Emma has four adopted pets, two dogs and two cats, who surprisingly all get along as any best friends would. Toby was the first adopted pet from Animal Action. Emma says he’s a special case because both his back-leg knees don’t have the hock joint and he has muscle atrophy. This means that it’s impossible for Toby to move his back legs, but he gets around just fine, don’t you worry. Emma says: “It’s hard enough to find homes for mix-breed desert dogs, let alone one that is disabled”.

Toby and Jaeger

Toby was taken to a lot of check-ups because Emma was extremely disappointed with the first vet that she went to. The vet wanted to put Toby down on the spot. Toby is nine years old now and Emma says: “He’s still causing mischief, still doesn’t know he’s disabled and runs around on his own like a complete lunatic! The cats love him, and other dog loves him too”. What we can all take away from this is that it’s always best to get multiple opinions rather than going ahead with one decision.
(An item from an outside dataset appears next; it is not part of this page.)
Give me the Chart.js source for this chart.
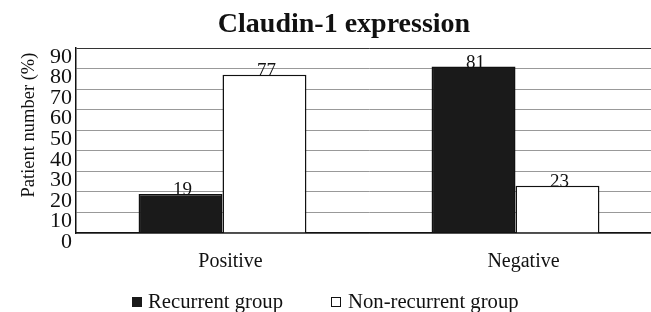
<!DOCTYPE html>
<html>
<head>
<meta charset="utf-8">
<script src="https://cdn.jsdelivr.net/npm/chart.js@4.4.1/dist/chart.umd.min.js"></script>
<style>
    html, body { margin: 0; padding: 0; background: #fff; overflow: hidden; }
    #wrap { width: 651px; height: 312px; overflow: hidden; }
</style>
</head>
<body>
<div id="wrap"><canvas id="chart" width="664" height="312"></canvas></div>
<script>
// Gegevens
const categories = ['Positive', 'Negative'];
const recurrent = [19, 81];
const nonRecurrent = [77, 23];
const seriesNames = ['Recurrent group', 'Non-recurrent group'];
const chartTitle = 'Claudin-1 expression';
const yTitle = 'Patient number (%)';

const SERIF = '"Liberation Serif", "DejaVu Serif", serif';

// Titel, y-as titel, waardelabels en legenda
const extras = {
    id: 'extras',
    afterDatasetsDraw(chart) {
        const ctx = chart.ctx;
        ctx.save();
        ctx.fillStyle = '#111';

        // waarden boven de staven
        ctx.font = '19px ' + SERIF;
        ctx.textAlign = 'center';
        ctx.textBaseline = 'alphabetic';
        chart.data.datasets.forEach((ds, i) => {
            chart.getDatasetMeta(i).data.forEach((bar, j) => {
                ctx.fillText(ds.data[j], bar.x + 2, bar.y + 1);
            });
        });

        // titel
        ctx.font = 'bold 28px ' + SERIF;
        ctx.fillText(chartTitle, 344, 32);

        // y-as titel
        ctx.save();
        ctx.translate(29, 125);
        ctx.rotate(-Math.PI / 2);
        ctx.font = '18.5px ' + SERIF;
        ctx.textBaseline = 'middle';
        ctx.fillText(yTitle, 0, 0);
        ctx.restore();

        // legenda
        ctx.font = '20.7px ' + SERIF;
        ctx.textAlign = 'left';
        ctx.fillStyle = '#1a1a1a';
        ctx.fillRect(132, 297, 10, 10);
        ctx.fillStyle = '#111';
        ctx.fillText(seriesNames[0], 148, 308);
        ctx.strokeStyle = '#111';
        ctx.lineWidth = 1;
        ctx.strokeRect(331.5, 297.5, 9, 9);
        ctx.fillText(seriesNames[1], 348, 308);
        ctx.restore();
    }
};

new Chart(document.getElementById('chart'), {
    type: 'bar',
    data: {
        labels: categories,
        datasets: [{
            label: seriesNames[0],
            data: recurrent,
            backgroundColor: '#1a1a1a',
            borderColor: '#111',
            borderWidth: 1.5,
            barPercentage: 1,
            categoryPercentage: 0.573
        }, {
            label: seriesNames[1],
            data: nonRecurrent,
            backgroundColor: '#ffffff',
            borderColor: '#111',
            borderWidth: 1.5,
            barPercentage: 1,
            categoryPercentage: 0.573
        }]
    },
    options: {
        responsive: false,
        animation: false,
        layout: { padding: { top: 48, right: 2, left: 0, bottom: 0 } },
        plugins: {
            legend: { display: false },
            title: { display: false },
            tooltip: { enabled: false }
        },
        scales: {
            x: {
                grid: { display: false, drawTicks: false },
                border: { color: '#111', width: 1.5 },
                ticks: {
                    color: '#111',
                    font: { family: SERIF, size: 20 },
                    padding: 17,
                    labelOffset: 8
                },
                afterFit(scale) { scale.height = 79; }
            },
            y: {
                min: 0,
                max: 90,
                grid: {
                    color: (c) => c.tick && c.tick.value === 90 ? '#333' : '#999',
                    lineWidth: 1,
                    drawTicks: false
                },
                border: { color: '#111', width: 1.5 },
                ticks: {
                    stepSize: 10,
                    autoSkip: false,
                    color: '#111',
                    font: { family: SERIF, size: 22 },
                    padding: 4,
                    labelOffset: 9
                },
                afterFit(scale) { scale.width = 76; }
            }
        }
    },
    plugins: [extras]
});
</script>
</body>
</html>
A lot of animals are over-looked here and most people look to adopt either Huskies, German Shepherds, Beagles or Collies. The issue with seeking to adopt those dogs is if the individual cannot adapt to the dog’s needs. Emma explains: “These are working dogs. They’re used to working 8 hours a day with lots of activity. They need tremendous physical and mental stimulation. A bored dog is a completely destructive dog, that’s when they chew sofas and chew cupboards!”. These types of dogs are compatible with people who like to keep themselves active consistently.

Mixed breeds, desert dogs or ‘imperfect’ animals are usually the ones that are left behind. Emma expresses that it really saddens her to see this happen especially since cats such as Maus are very common here but are treated like ‘trash cats’. In comparison, Maus in Europe would be viewed as exotic and they could even be sold for as high as 1000 euros.

Toby and Boots (Boots is a three-legged Mau)

Emma further explains that: “Animals don’t know they have something wrong with them, and whether they’re born with it or end up with a disability, they’re far more adaptive than humans are”. This is true in so many cases, and Toby is living proof that a disability does not take away from being a loving, caring, hyper, active and fun dog.

Many shelter homes are extremely overcrowded in UAE. This means that they cannot afford to take more animals in, despite there being many on the streets. With all these animals in search of a forever home, pet shops are still selling animals! A common misconception is also that just because animals are a pure breed they’d never be abandoned. Emma points out that this does happen when people get tired of the pet or just don’t want it anymore. People also use excuses such as, “We’re having a baby, let’s throw the cats and dogs out”. However, according to an article and study reported by Psychology Today, children who grow up around pets have better communication skills and are less stressed because they have a companion.

Jaeger and Boots all cuddled up.

A final shocking occurrence in the UAE is that pet thieves exist. Online pet community groups are aware of this and always warn people to take care. Emma says: “People follow dog-walkers in communities, take pictures and make note of where they live!”. I’m sure this is shocking for many of us who did not realise that dogs are hunted and can be stolen from gardens that are left unlocked. Additionally, Emma says these pets are stolen for either breeding or reselling.

We all need to take better care of who watches our pets and remember to always lock our doors. It is also important to maintain an open mind, and not look for a ‘perfect’ pet. Perfection is a constant illusion that humans have created and imposed on everything that surrounds them. But we all know that it does not exist and it’s not natural. So, why put animals down for so-called ‘imperfections’ when we ourselves are not perfect?